UNDERLINE KYOTO

 underLINE: KYOTO

Thirty maps of Kyoto; multimedia installation.

Project for the Kyoto Art Center subsequently represented in various forms such as large scale public projecion (Galeria Vermelho 2006), and as a video short traveling to various international festivals (Parakeet Video Salon 2005, Pineapple Videobar Screening Tour 2005 - 2006).

The result of a three-month artist residency in Kyoto, during which the artists interviewed local residents to map out a route based on their favorite places in the city. This route was later translated into a drawing and documented on video through a bicycle journey. Work in collaboration with Grady Gerbracht.
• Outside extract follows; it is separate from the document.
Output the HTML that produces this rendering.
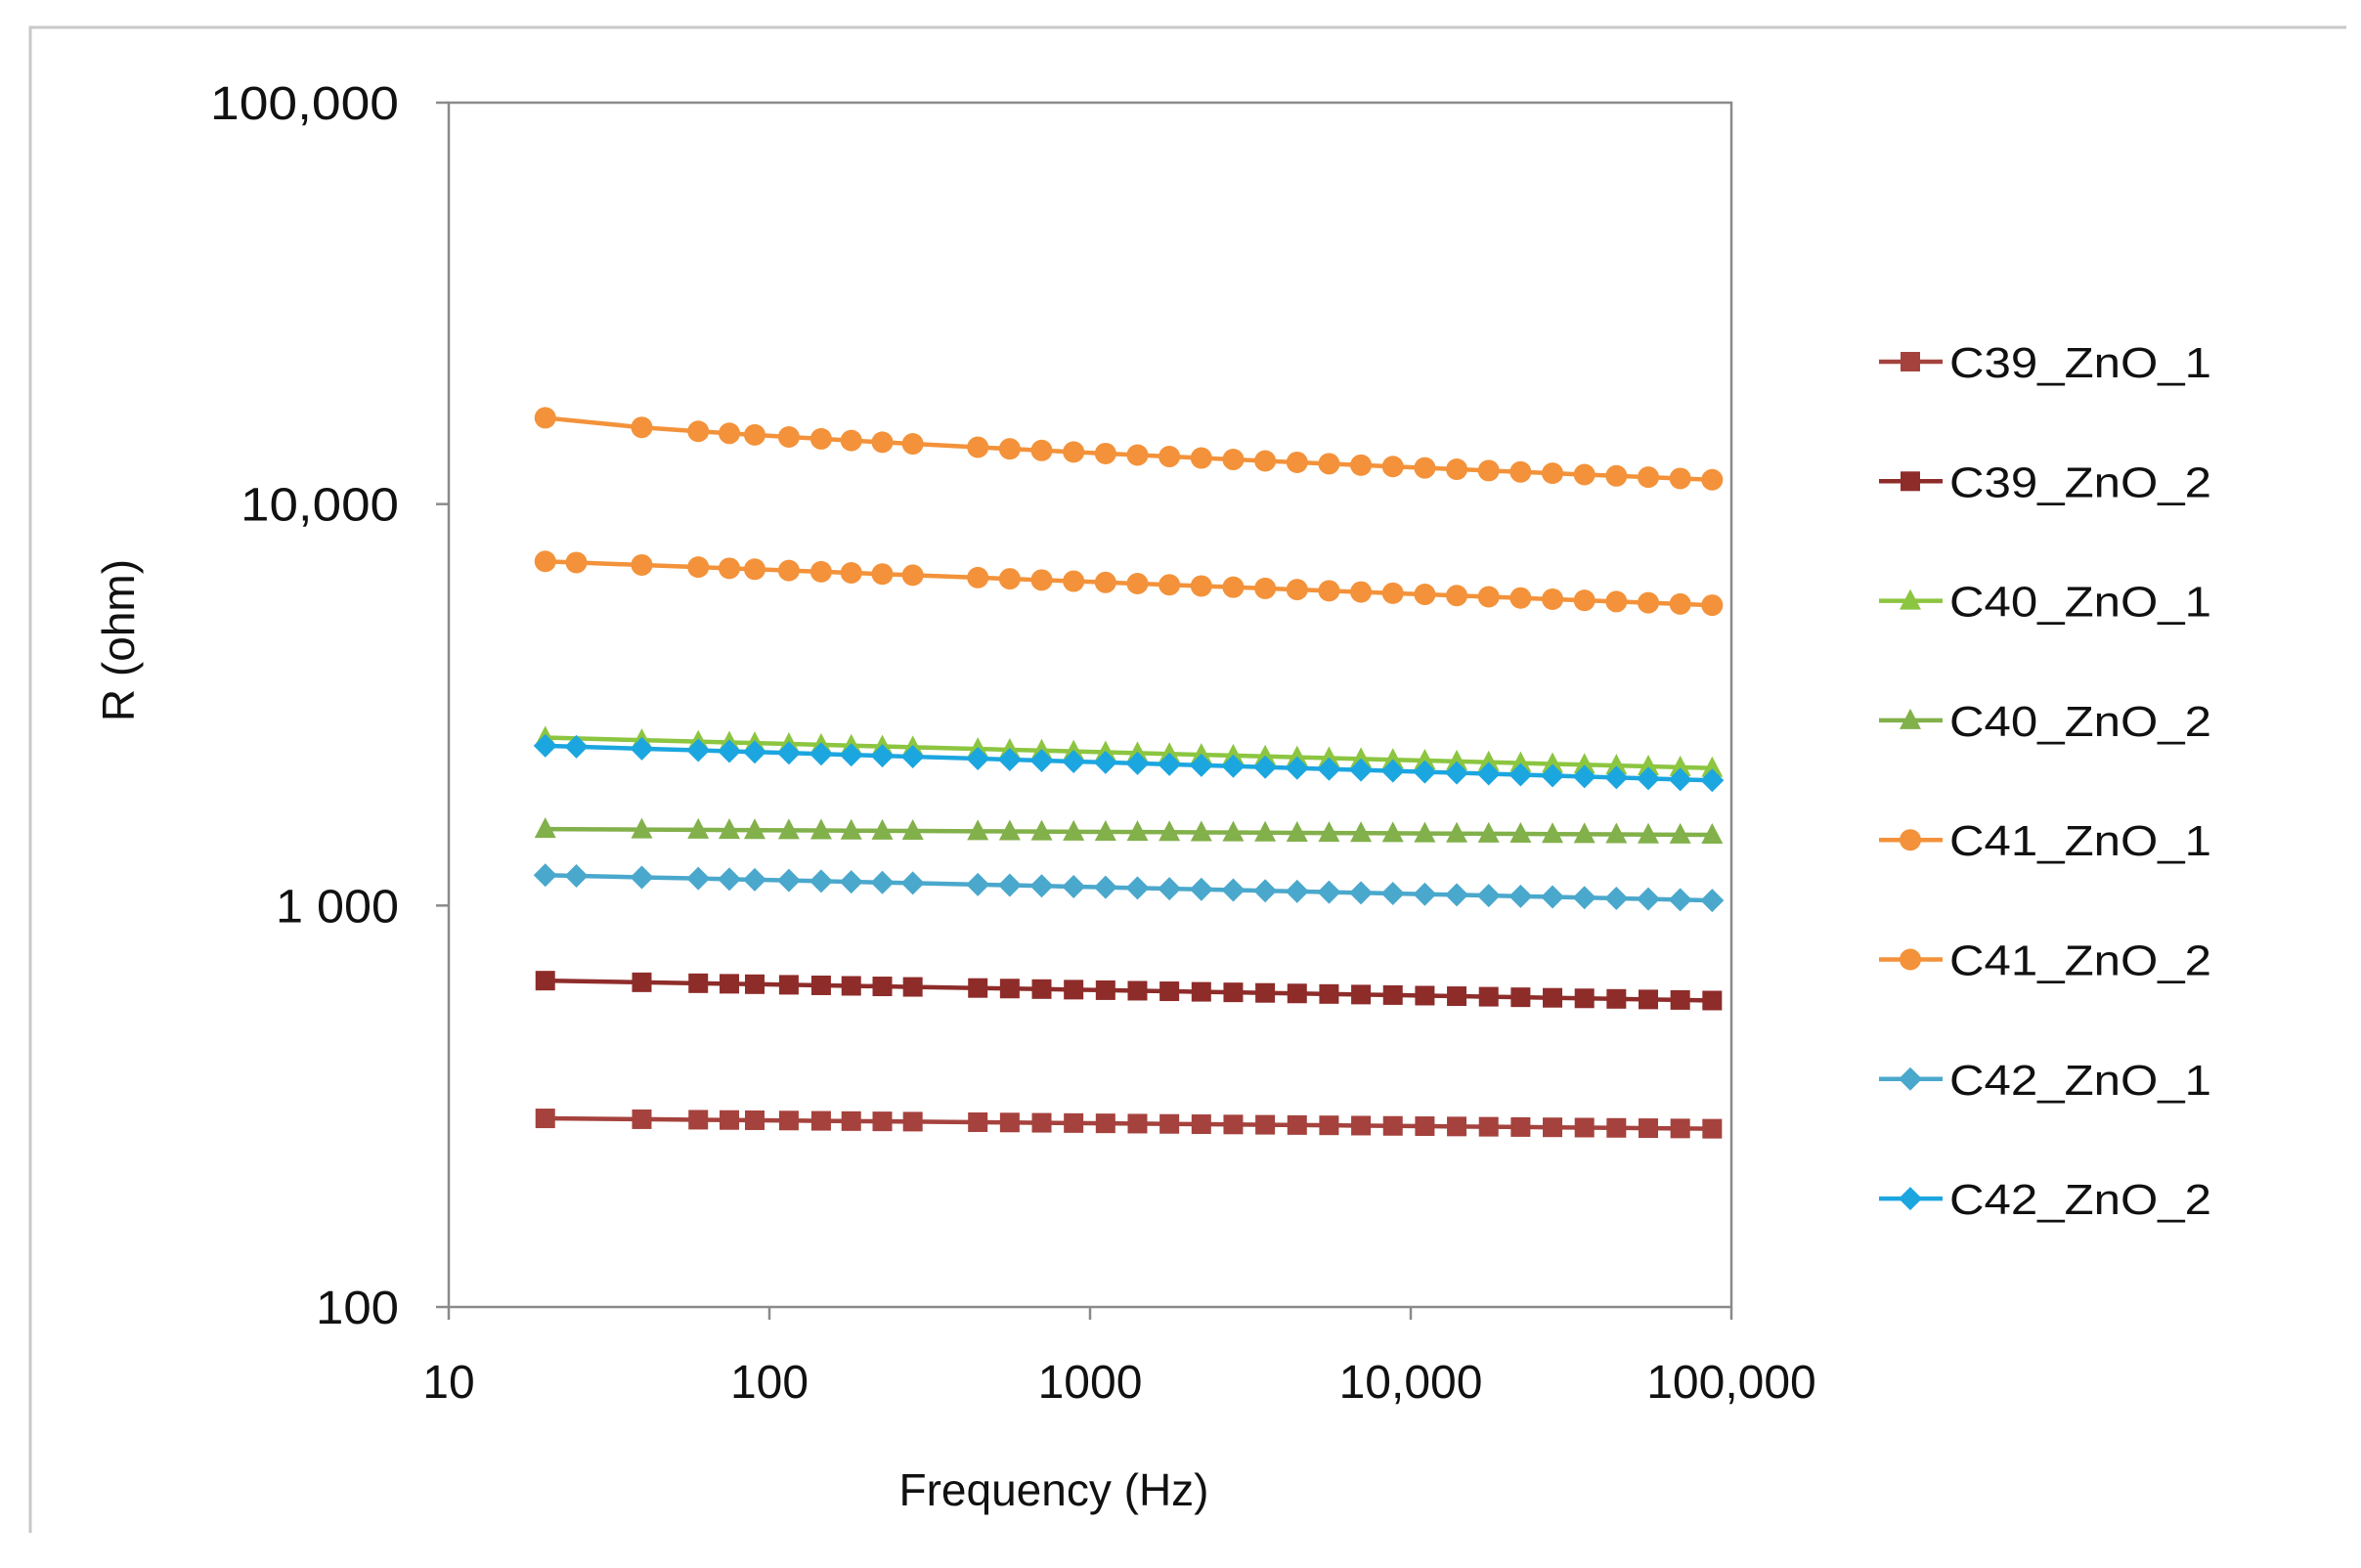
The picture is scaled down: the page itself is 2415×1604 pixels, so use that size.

Exploring experimental approaches to mapping a set of personal landmarks that is not their own, Grady Gerbracht and Claudia Vieira allowed themselves to be directed to locations throughout Kyoto chosen by residents. A camera and special microphones were mounted on a bicycle to record the performance of daily journeys, one for each day in the month of June. In the video loop, a white line dominates the large projection, drawing in time and space with linear segments borrowed from the streets of Kyoto. Perpetual forward movement animates the line, constructing a topology that overlaps the urban experiences of the artists with those of the residents. It is a liminal map that traces the topography of the city, passing through a variety of geographical locations, times of day, and ambient conditions, always en route from one place to another. underLINE is a spatial record of time passing, a metaphor linking the intersections of collective experience. Originally conceived as a multimedia installation for the Kyoto Art Center, the project has been subsequently re-presented in various forms such as large scale public projecion (Galeria Vermelho 2006), and as a video short traveling to various international festivals (Parakeet Video Salon 2005, Pineapple Videobar Screening Tour 2005 - 2006). Whenever possible the artists accompany the video with a presentation of thirty maps that show the locations the Kyoto residents selected and explain their choices in English and Japanese either traditionally mounted on the walls of the exhibition venue or as a large cartographical book that viewers can flip through.